━━ Data supplied

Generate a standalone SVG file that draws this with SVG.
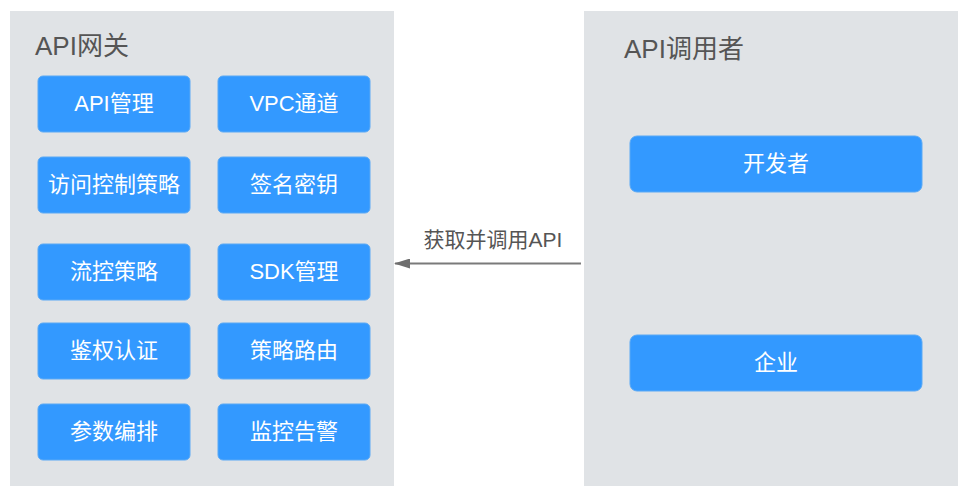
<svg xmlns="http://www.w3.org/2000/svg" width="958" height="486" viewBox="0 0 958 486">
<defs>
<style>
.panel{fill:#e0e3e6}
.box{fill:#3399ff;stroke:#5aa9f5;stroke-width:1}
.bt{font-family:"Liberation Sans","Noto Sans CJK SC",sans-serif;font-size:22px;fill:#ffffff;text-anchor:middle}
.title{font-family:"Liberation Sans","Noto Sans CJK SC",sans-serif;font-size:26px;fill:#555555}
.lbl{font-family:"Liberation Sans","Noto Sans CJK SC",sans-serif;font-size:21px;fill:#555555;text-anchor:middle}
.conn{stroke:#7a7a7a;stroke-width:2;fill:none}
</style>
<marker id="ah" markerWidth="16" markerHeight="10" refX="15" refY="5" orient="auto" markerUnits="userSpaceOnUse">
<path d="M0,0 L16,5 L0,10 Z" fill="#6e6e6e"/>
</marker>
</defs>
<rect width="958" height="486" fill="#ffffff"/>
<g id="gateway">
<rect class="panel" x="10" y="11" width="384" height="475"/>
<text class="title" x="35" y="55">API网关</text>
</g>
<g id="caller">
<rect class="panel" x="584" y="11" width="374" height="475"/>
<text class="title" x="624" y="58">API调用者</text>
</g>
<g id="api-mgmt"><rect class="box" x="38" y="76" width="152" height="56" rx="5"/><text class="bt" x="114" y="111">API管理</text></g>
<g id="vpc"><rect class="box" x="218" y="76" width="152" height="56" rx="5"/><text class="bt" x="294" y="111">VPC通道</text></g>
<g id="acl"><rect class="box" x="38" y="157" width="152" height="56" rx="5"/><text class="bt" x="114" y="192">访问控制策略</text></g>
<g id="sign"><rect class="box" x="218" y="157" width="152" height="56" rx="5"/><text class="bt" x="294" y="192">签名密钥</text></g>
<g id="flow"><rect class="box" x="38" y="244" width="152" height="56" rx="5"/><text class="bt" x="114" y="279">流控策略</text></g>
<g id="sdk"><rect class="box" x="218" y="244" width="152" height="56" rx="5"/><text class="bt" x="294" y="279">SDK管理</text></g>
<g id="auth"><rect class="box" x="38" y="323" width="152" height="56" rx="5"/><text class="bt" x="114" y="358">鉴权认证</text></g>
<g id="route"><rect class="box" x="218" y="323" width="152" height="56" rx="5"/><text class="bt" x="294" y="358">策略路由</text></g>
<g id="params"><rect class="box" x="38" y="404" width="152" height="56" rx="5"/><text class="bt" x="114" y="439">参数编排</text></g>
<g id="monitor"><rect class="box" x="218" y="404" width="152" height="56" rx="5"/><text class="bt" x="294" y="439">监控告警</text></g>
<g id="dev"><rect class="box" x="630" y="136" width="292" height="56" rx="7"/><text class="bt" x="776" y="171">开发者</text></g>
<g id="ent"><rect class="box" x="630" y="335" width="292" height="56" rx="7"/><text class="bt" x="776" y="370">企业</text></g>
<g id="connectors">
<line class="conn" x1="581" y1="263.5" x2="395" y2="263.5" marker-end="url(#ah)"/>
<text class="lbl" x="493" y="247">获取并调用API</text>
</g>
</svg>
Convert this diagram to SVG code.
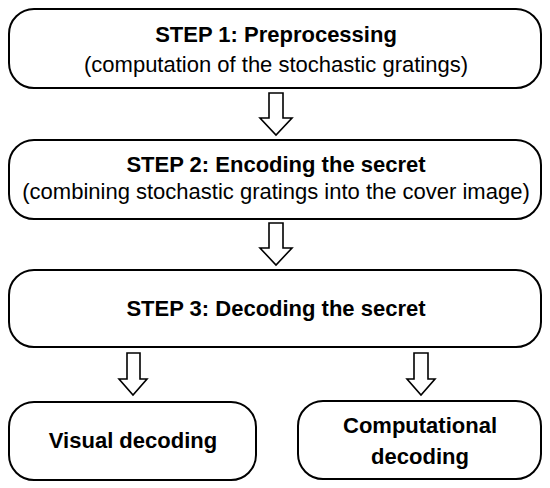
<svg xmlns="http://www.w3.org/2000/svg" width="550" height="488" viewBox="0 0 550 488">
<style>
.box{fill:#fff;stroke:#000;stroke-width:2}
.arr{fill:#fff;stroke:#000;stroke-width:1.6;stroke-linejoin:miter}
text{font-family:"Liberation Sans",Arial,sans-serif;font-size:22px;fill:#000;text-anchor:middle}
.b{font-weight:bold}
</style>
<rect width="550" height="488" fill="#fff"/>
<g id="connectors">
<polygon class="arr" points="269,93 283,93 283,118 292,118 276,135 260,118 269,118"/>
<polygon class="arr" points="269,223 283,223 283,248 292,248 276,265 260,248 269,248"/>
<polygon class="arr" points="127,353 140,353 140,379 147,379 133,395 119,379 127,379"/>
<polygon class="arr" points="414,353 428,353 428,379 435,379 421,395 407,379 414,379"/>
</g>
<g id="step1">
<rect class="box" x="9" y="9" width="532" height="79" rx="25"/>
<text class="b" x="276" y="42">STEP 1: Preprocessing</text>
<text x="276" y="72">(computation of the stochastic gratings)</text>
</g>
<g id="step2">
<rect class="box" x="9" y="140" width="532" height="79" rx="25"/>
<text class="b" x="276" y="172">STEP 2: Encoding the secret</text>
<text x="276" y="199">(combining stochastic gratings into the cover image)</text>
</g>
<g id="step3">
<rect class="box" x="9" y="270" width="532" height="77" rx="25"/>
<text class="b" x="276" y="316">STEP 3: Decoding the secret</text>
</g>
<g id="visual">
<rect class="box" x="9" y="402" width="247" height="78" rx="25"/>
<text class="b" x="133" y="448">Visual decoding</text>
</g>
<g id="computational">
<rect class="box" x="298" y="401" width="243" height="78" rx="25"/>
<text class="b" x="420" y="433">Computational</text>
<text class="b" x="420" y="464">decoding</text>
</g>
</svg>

━━━━

Report each line in the preceding entries that holds the string "this".

Generate a standalone SVG file that draws this with SVG.
Convert this diagram to SVG code.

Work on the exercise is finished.